■ **Problem**:
In the listing that follows, count each line where the word "diagram" appears; write nothing but the count.

■ **Entries provided**:
-- START --

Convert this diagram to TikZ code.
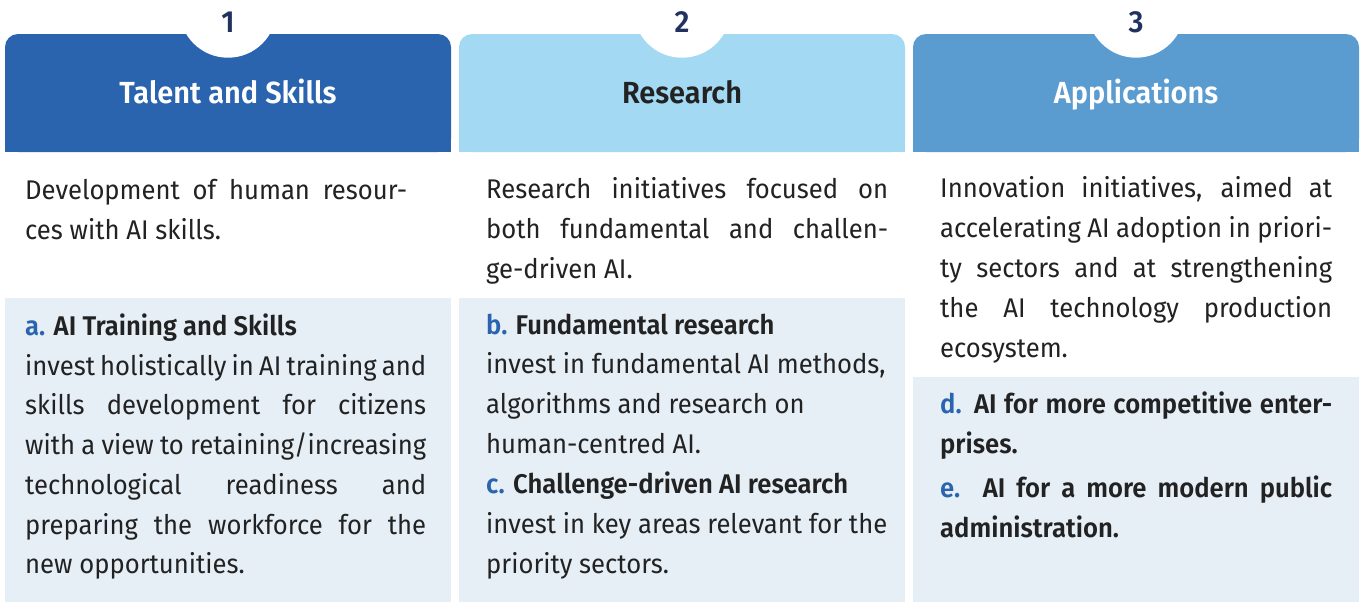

-- END --
-- START --

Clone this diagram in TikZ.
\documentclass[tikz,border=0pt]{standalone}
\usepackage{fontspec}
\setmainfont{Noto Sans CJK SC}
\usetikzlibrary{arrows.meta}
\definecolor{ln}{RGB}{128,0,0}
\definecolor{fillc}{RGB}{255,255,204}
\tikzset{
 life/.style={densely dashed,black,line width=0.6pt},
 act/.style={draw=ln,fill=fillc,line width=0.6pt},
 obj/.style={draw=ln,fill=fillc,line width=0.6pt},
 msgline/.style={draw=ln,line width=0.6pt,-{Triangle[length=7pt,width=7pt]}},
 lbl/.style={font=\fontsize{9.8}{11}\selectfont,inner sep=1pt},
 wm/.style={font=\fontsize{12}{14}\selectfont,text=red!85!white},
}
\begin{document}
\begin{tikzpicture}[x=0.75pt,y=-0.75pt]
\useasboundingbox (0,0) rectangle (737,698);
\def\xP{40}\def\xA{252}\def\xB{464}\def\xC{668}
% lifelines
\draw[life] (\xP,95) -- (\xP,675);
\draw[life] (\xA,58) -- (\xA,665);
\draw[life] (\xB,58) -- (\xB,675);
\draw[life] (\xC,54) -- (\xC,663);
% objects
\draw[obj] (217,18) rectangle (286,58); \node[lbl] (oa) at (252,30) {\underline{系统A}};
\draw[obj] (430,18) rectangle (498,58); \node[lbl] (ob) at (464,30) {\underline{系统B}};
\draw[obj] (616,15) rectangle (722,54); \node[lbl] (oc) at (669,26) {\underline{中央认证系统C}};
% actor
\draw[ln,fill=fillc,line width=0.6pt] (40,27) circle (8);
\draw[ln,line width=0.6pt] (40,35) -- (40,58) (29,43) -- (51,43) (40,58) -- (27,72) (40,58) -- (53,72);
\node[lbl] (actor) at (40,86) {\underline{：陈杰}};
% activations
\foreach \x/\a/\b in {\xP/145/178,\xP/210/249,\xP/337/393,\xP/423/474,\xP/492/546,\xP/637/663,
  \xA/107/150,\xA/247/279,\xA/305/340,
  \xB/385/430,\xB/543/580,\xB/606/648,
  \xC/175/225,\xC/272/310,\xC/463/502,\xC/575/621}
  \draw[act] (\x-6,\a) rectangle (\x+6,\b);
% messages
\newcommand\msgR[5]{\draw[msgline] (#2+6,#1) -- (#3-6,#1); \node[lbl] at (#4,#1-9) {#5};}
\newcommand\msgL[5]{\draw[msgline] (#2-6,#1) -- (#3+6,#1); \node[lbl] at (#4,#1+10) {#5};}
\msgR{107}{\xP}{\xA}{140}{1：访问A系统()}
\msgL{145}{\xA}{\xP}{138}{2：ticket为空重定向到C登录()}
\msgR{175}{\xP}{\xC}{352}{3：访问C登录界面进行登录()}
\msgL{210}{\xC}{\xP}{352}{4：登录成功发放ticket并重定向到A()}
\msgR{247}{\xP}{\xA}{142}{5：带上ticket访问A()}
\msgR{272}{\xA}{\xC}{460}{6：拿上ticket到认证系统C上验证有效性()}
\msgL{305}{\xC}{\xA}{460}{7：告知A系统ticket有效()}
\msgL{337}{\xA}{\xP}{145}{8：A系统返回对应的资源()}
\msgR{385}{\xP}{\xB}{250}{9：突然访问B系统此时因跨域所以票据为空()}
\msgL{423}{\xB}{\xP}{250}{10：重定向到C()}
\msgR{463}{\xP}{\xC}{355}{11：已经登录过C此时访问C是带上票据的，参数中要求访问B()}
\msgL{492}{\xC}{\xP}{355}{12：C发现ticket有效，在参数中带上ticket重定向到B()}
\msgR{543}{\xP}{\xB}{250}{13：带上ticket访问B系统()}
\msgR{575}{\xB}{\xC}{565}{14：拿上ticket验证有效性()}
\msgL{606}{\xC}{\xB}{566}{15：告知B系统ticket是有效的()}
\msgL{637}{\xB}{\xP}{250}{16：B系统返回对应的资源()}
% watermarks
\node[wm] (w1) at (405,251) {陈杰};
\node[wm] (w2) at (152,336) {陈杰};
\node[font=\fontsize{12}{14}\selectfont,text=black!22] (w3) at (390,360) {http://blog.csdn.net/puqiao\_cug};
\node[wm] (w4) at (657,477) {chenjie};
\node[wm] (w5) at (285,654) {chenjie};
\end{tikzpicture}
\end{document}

-- END --

■ **Task output**:
2